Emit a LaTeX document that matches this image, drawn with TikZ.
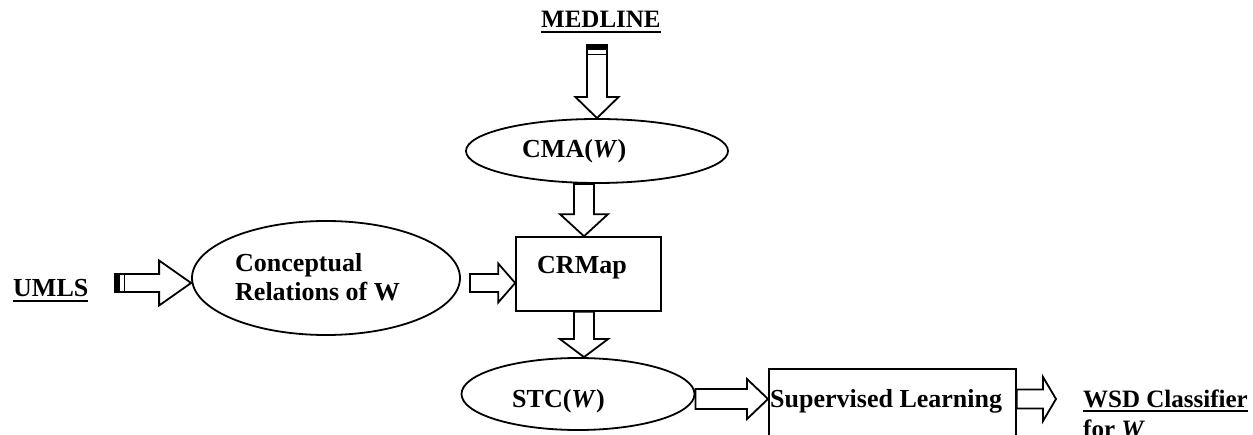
\documentclass[tikz,border=0pt]{standalone}
\usepackage{fontspec}
\setmainfont{Liberation Serif}
\usetikzlibrary{calc,shapes.geometric}

\newcommand\ulbox[1]{\vtop{\hbox{#1}\kern3pt\hrule height 1.8pt}}

% hollow block arrow: from, to, half shaft, half head, head length
\newcommand\blockarrow[5]{%
  \coordinate (hb) at ($(#2)!#5!(#1)$);
  \draw[blk] ($(#1)!#3!90:(#2)$) -- ($(hb)!#3!90:(#2)$) -- ($(hb)!#4!90:(#2)$) -- (#2)
    -- ($(hb)!#4!-90:(#2)$) -- ($(hb)!#3!-90:(#2)$) -- ($(#1)!#3!-90:(#2)$) -- cycle;
}
% striped tail: from, to, half shaft
\newcommand\arrowtail[3]{%
  \coordinate (ta) at ($(#1)!5pt!(#2)$);
  \fill ($(#1)!#3!90:(#2)$) -- ($(ta)!#3!-90:(#1)$) -- ($(ta)!#3!90:(#1)$) -- ($(#1)!#3!-90:(#2)$) -- cycle;
  \coordinate (tb) at ($(#1)!9.5pt!(#2)$);
  \draw[line width=1.8pt] ($(tb)!#3!90:(#2)$) -- ($(tb)!#3!-90:(#2)$);
}

\begin{document}
\begin{tikzpicture}[x=1pt,y=-1pt,
  every node/.style={font=\fontsize{26}{30}\selectfont\bfseries, inner sep=0pt},
  mid/.style={font=\fontsize{25}{29}\selectfont\bfseries},
  blk/.style={draw, fill=white, line width=1.8pt, line join=miter},
  ell/.style={draw, ellipse, line width=1.8pt, inner sep=0pt},
  box/.style={draw, rectangle, line width=1.6pt},
  lbl/.style={anchor=base west}]
\useasboundingbox (0,0) rectangle (1253,435);
\clip (0,0) rectangle (1253,435);

% nodes
\node[lbl, mid] (medline) at (541,28) {\ulbox{MEDLINE}};
\node[ell, minimum width=262pt, minimum height=64pt] (cma) at (597,151) {};
\node[lbl] (cmatext) at (522,158) {CMA(\textit{W})};
\node[box, minimum width=145pt, minimum height=74pt] (crmap) at (588.5,274) {};
\node[lbl] (crmaptext) at (537,274) {CRMap};
\node[ell, minimum width=268pt, minimum height=114pt] (concept) at (326,278) {};
\node[lbl] (ctext1) at (235,272) {Conceptual};
\node[lbl] (ctext2) at (235,301) {Relations of W};
\node[lbl] (umls) at (13,297) {\ulbox{UMLS}};
\node[ell, minimum width=233pt, minimum height=72pt] (stc) at (578,394) {};
\node[lbl] (stctext) at (512,408) {STC(\textit{W})};
\node[box, minimum width=247pt, minimum height=110pt, anchor=north west] (sup) at (768,368) {};
\node[lbl] (suptext) at (770,407) {Supervised Learning};
\node[lbl, mid] (wsd) at (1083,407) {\ulbox{WSD Classifier}};
\node[lbl, mid] (forw) at (1083,437) {for \textit{W}};

% MEDLINE -> CMA
\coordinate (a1s) at (597,45);
\blockarrow{a1s}{cma.north}{10pt}{21.5pt}{21pt}
\arrowtail{a1s}{cma.north}{10pt}

% CMA -> CRMap
\coordinate (a2e) at ($(crmap.north)+(-4.5,0)$);
\coordinate (a2s) at (a2e |- cma.south);
\blockarrow{a2s}{a2e}{10pt}{24pt}{22pt}

% CRMap -> STC
\coordinate (a3s) at ($(crmap.south)+(-4.5,0)$);
\coordinate (a3e) at (a3s |- stc.north);
\blockarrow{a3s}{a3e}{10pt}{24pt}{18pt}

% Conceptual -> CRMap
\coordinate (a4s) at (470,283);
\coordinate (a4e) at (a4s -| crmap.west);
\blockarrow{a4s}{a4e}{9pt}{19.5pt}{17pt}

% UMLS -> Conceptual
\coordinate (a5s) at (115,283);
\coordinate (a5e) at (a5s -| concept.west);
\blockarrow{a5s}{a5e}{9pt}{22.5pt}{32pt}
\arrowtail{a5s}{a5e}{9pt}

% STC -> Supervised Learning
\coordinate (a6s) at ($(stc.east)+(0,5)$);
\coordinate (a6e) at (a6s -| sup.west);
\blockarrow{a6s}{a6e}{10pt}{20pt}{21pt}

% Supervised Learning -> WSD Classifier
\coordinate (a7s) at (a6s -| sup.east);
\coordinate (a7e) at (1056,399);
\blockarrow{a7s}{a7e}{9.5pt}{22pt}{13pt}
\end{tikzpicture}
\end{document}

WORK TO BE COMPLETED
Restate the full listing verbatim and drop every picture.

PROBLEM SOLUTION
Emit a LaTeX document that matches this image, drawn with TikZ.
\documentclass[tikz,border=0pt]{standalone}
\usepackage{fontspec}
\setmainfont{Liberation Serif}
\usetikzlibrary{calc,shapes.geometric}

\newcommand\ulbox[1]{\vtop{\hbox{#1}\kern3pt\hrule height 1.8pt}}

% hollow block arrow: from, to, half shaft, half head, head length
\newcommand\blockarrow[5]{%
  \coordinate (hb) at ($(#2)!#5!(#1)$);
  \draw[blk] ($(#1)!#3!90:(#2)$) -- ($(hb)!#3!90:(#2)$) -- ($(hb)!#4!90:(#2)$) -- (#2)
    -- ($(hb)!#4!-90:(#2)$) -- ($(hb)!#3!-90:(#2)$) -- ($(#1)!#3!-90:(#2)$) -- cycle;
}
% striped tail: from, to, half shaft
\newcommand\arrowtail[3]{%
  \coordinate (ta) at ($(#1)!5pt!(#2)$);
  \fill ($(#1)!#3!90:(#2)$) -- ($(ta)!#3!-90:(#1)$) -- ($(ta)!#3!90:(#1)$) -- ($(#1)!#3!-90:(#2)$) -- cycle;
  \coordinate (tb) at ($(#1)!9.5pt!(#2)$);
  \draw[line width=1.8pt] ($(tb)!#3!90:(#2)$) -- ($(tb)!#3!-90:(#2)$);
}

\begin{document}
\begin{tikzpicture}[x=1pt,y=-1pt,
  every node/.style={font=\fontsize{26}{30}\selectfont\bfseries, inner sep=0pt},
  mid/.style={font=\fontsize{25}{29}\selectfont\bfseries},
  blk/.style={draw, fill=white, line width=1.8pt, line join=miter},
  ell/.style={draw, ellipse, line width=1.8pt, inner sep=0pt},
  box/.style={draw, rectangle, line width=1.6pt},
  lbl/.style={anchor=base west}]
\useasboundingbox (0,0) rectangle (1253,435);
\clip (0,0) rectangle (1253,435);

% nodes
\node[lbl, mid] (medline) at (541,28) {\ulbox{MEDLINE}};
\node[ell, minimum width=262pt, minimum height=64pt] (cma) at (597,151) {};
\node[lbl] (cmatext) at (522,158) {CMA(\textit{W})};
\node[box, minimum width=145pt, minimum height=74pt] (crmap) at (588.5,274) {};
\node[lbl] (crmaptext) at (537,274) {CRMap};
\node[ell, minimum width=268pt, minimum height=114pt] (concept) at (326,278) {};
\node[lbl] (ctext1) at (235,272) {Conceptual};
\node[lbl] (ctext2) at (235,301) {Relations of W};
\node[lbl] (umls) at (13,297) {\ulbox{UMLS}};
\node[ell, minimum width=233pt, minimum height=72pt] (stc) at (578,394) {};
\node[lbl] (stctext) at (512,408) {STC(\textit{W})};
\node[box, minimum width=247pt, minimum height=110pt, anchor=north west] (sup) at (768,368) {};
\node[lbl] (suptext) at (770,407) {Supervised Learning};
\node[lbl, mid] (wsd) at (1083,407) {\ulbox{WSD Classifier}};
\node[lbl, mid] (forw) at (1083,437) {for \textit{W}};

% MEDLINE -> CMA
\coordinate (a1s) at (597,45);
\blockarrow{a1s}{cma.north}{10pt}{21.5pt}{21pt}
\arrowtail{a1s}{cma.north}{10pt}

% CMA -> CRMap
\coordinate (a2e) at ($(crmap.north)+(-4.5,0)$);
\coordinate (a2s) at (a2e |- cma.south);
\blockarrow{a2s}{a2e}{10pt}{24pt}{22pt}

% CRMap -> STC
\coordinate (a3s) at ($(crmap.south)+(-4.5,0)$);
\coordinate (a3e) at (a3s |- stc.north);
\blockarrow{a3s}{a3e}{10pt}{24pt}{18pt}

% Conceptual -> CRMap
\coordinate (a4s) at (470,283);
\coordinate (a4e) at (a4s -| crmap.west);
\blockarrow{a4s}{a4e}{9pt}{19.5pt}{17pt}

% UMLS -> Conceptual
\coordinate (a5s) at (115,283);
\coordinate (a5e) at (a5s -| concept.west);
\blockarrow{a5s}{a5e}{9pt}{22.5pt}{32pt}
\arrowtail{a5s}{a5e}{9pt}

% STC -> Supervised Learning
\coordinate (a6s) at ($(stc.east)+(0,5)$);
\coordinate (a6e) at (a6s -| sup.west);
\blockarrow{a6s}{a6e}{10pt}{20pt}{21pt}

% Supervised Learning -> WSD Classifier
\coordinate (a7s) at (a6s -| sup.east);
\coordinate (a7e) at (1056,399);
\blockarrow{a7s}{a7e}{9.5pt}{22pt}{13pt}
\end{tikzpicture}
\end{document}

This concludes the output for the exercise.